The first crack of the jar let out a wildly pungent odor that was equal parts loud and funky, leading off with a sour and mildy sweet tropical fruit and berry tone covered by a light blanket of cat urine splashing on top of musky kush notes, a touch of cedar and a whole bunch of skunk. There were a lot of interesting angles jumping out for attention like a zesty coffee edge and hints of tobacco, all layered underneath a tangy and noticeably hearty beef ramen spice packet type of vibe. The mixture was uniquely vivid and a little odd, but still friendly, and resulted in a compelling bark that was unmistakably loud on this dawg.
The flower was absolutely beastly looking, with fiercely spiked edges and dark but deeply colorful tones of emerald green and plum purple that were frosted over by a furry layer of dusty trichomes and sticky resin mingling with jutting tufts of patchy caramelized hair. The buds were remarkably consistent in size, and fairly chunky for their medium stature, with just a tiny bit of dry crunchiness around the fringes of the imposing outcroppings. Ultimately, the animalistic nature of the appearance may be slightly intimidating to some, but this exotic creature just might also prove itself to be your new best friend.
I proceeded to roll up a joint and felt the initial taste was both sour and salty, while also remarkably bright and tangy. The beefy spice base and smooth woody tones definitely dug in and dominated the sweeter fruity components, while running alongside a healthy dose of skunk and even more of the smokey tobacco edge, with additional touches of milder earthy elements similar to coffee grounds and hints of leather. The overall flavor was just as noticeable and attention-grabbing as the scent, ultimately leaving me quite gratified and more than willing to finish it all.
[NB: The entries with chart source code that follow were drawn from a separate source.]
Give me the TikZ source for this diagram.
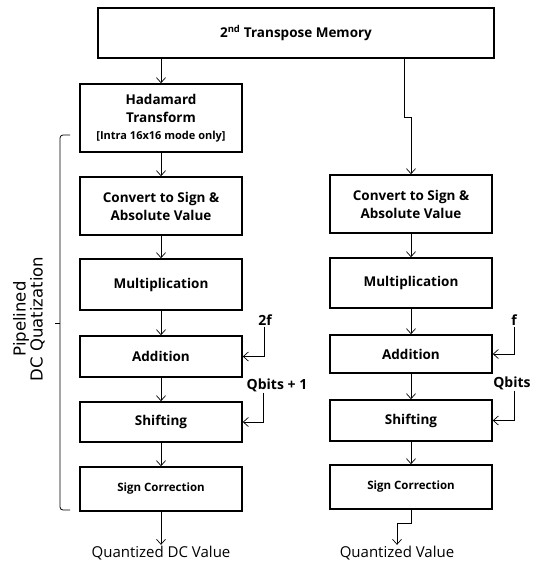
\documentclass[tikz,border=0pt]{standalone}
\usepackage{fontspec}
\setmainfont{Open Sans}
\newfontfamily\labelfont{DejaVu Sans}
\usetikzlibrary{arrows.meta, positioning}

\tikzset{
  stage/.style={draw, line width=1.6pt, minimum width=162pt, align=center, font=\fontsize{13.5}{18}\selectfont\bfseries, inner sep=2pt},
  flow/.style={-{Straight Barb[length=5pt, width=9pt]}, line width=0.7pt},
  outtext/.style={font=\fontsize{15}{17}\selectfont, inner sep=1pt},
  intext/.style={font=\fontsize{14}{16}\selectfont\bfseries, inner sep=1pt}
}

\begin{document}
\begin{tikzpicture}[x=1pt, y=-1pt]
  \useasboundingbox (0,0) rectangle (534,563);

  % Memory
  \node[stage, minimum width=396pt, minimum height=50pt] (mem) at (296,33) {2\textsuperscript{nd} Transpose Memory};

  % Left column (DC path)
  \node[stage, minimum height=68pt] (had) at (161,118)
    {Hadamard\\Transform\\[-1pt]{\fontsize{11}{12}\selectfont [Intra 16x16 mode only]}};
  \node[stage, minimum height=58pt] (cvl) at (161,206) {Convert to Sign \&\\Absolute Value};
  \node[stage, minimum height=51pt] (mull) at (161,284.5) {Multiplication};
  \node[stage, minimum height=41pt] (addl) at (161,356.5) {Addition};
  \node[stage, minimum height=40pt] (shl) at (161,422) {Shifting};
  \node[stage, minimum height=44pt, font=\fontsize{11.5}{13}\selectfont\bfseries] (scl) at (161,489) {Sign Correction};
  \node[outtext] (outl) at (161,553) {Quantized DC Value};

  % Right column
  \node[stage, minimum height=58pt] (cvr) at (411,204) {Convert to Sign \&\\Absolute Value};
  \node[stage, minimum height=50pt] (mulr) at (411,283) {Multiplication};
  \node[stage, minimum height=38pt] (addr) at (411,354) {Addition};
  \node[stage, minimum height=41pt] (shr) at (411,420.5) {Shifting};
  \node[stage, minimum height=44pt, font=\fontsize{11.5}{13}\selectfont\bfseries] (scr) at (411,487) {Sign Correction};
  \node[outtext] (outr) at (397,553) {Quantized Value};

  % Side inputs
  \node[intext] (twof) at (265,320) {2f};
  \node[intext] (qbl) at (277,385) {Qbits + 1};
  \node[intext] (fr) at (514,320) {f};
  \node[intext] (qbr) at (512,383) {Qbits};

  % Connections
  \draw[flow] (mem.south -| had.north) -- (had);
  \draw[flow] (had) -- (cvl);
  \draw[flow] (cvl) -- (mull);
  \draw[flow] (mull) -- (addl);
  \draw[flow] (addl) -- (shl);
  \draw[flow] (shl) -- (scl);
  \draw[flow] (scl) -- (outl);

  \coordinate (jog) at (404,117);
  \draw[flow] (mem.south -| jog) -- (jog) -| (cvr.north);
  \draw[flow] (cvr) -- (mulr);
  \draw[flow] (mulr) -- (addr);
  \draw[flow] (addr) -- (shr);
  \draw[flow] (shr) -- (scr);
  \draw[flow] (scr.south) -- ++(0,14) -| (outr.north);

  \draw[flow] ([xshift=-1pt]twof.south) |- (addl.east);
  \draw[flow] ([xshift=-14pt]qbl.south) |- (shl.east);
  \draw[flow] (fr.south) |- (addr.east);
  \draw[flow] ([xshift=2pt]qbr.south) |- (shr.east);

  % Pipeline bracket
  \draw[line width=0.8pt, rounded corners=3pt] (70,135) -- (60,135) -- (60,510) -- (70,510);
  \draw[line width=0.8pt] (60,323) -- (55,323);
  \node[rotate=90, align=center, font=\labelfont\fontsize{16.5}{17}\selectfont] (pipe) at (29,319) {Pipelined\\DC Quatization};
\end{tikzpicture}
\end{document}
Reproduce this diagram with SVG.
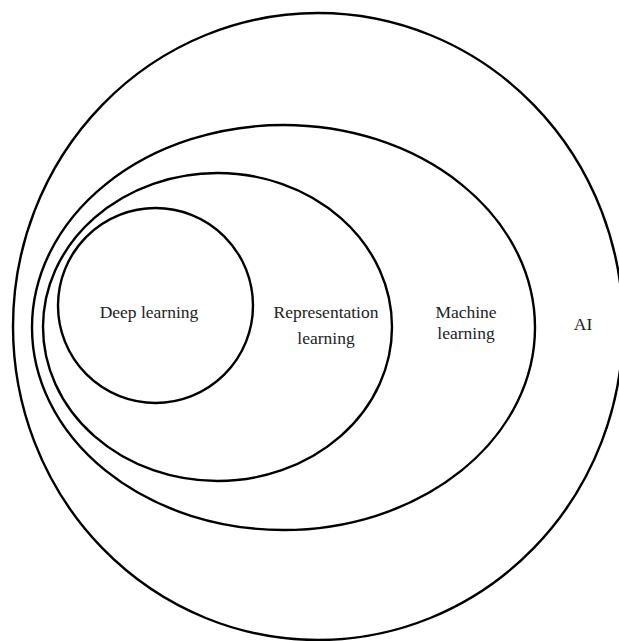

This batch number was GDM37 and it was packaged on March 10, 2022 with 30.75% listed THC content. The introductory growl from this tropical canine was quick and intense, but the cerebral chomp was even sharper and more head-twisting. To say the high was sativa-dominant is putting it lightly, in my opinion. I’d say this is one of those strains that’s a shining example of the bonafide sativa experience, and its aftermath left me feeling both invigorated and gleefully enthused, while my imagination ran away about as rampantly as a rabid dingo that just spotted a squirrel. The effects were well-sustained and rather heavy when fully unleashed, keeping me on my feet for the better part of the afternoon, until I eventually got the irresistible urge to take myself out for a walk to the park. If you’re looking for a new strain that has an energetic high with a bit of a feral streak, accompanied by a lot of mind-bending headiness and the sudden compulsion to wander, then Maracuya from GDC just might be the leader of that pack.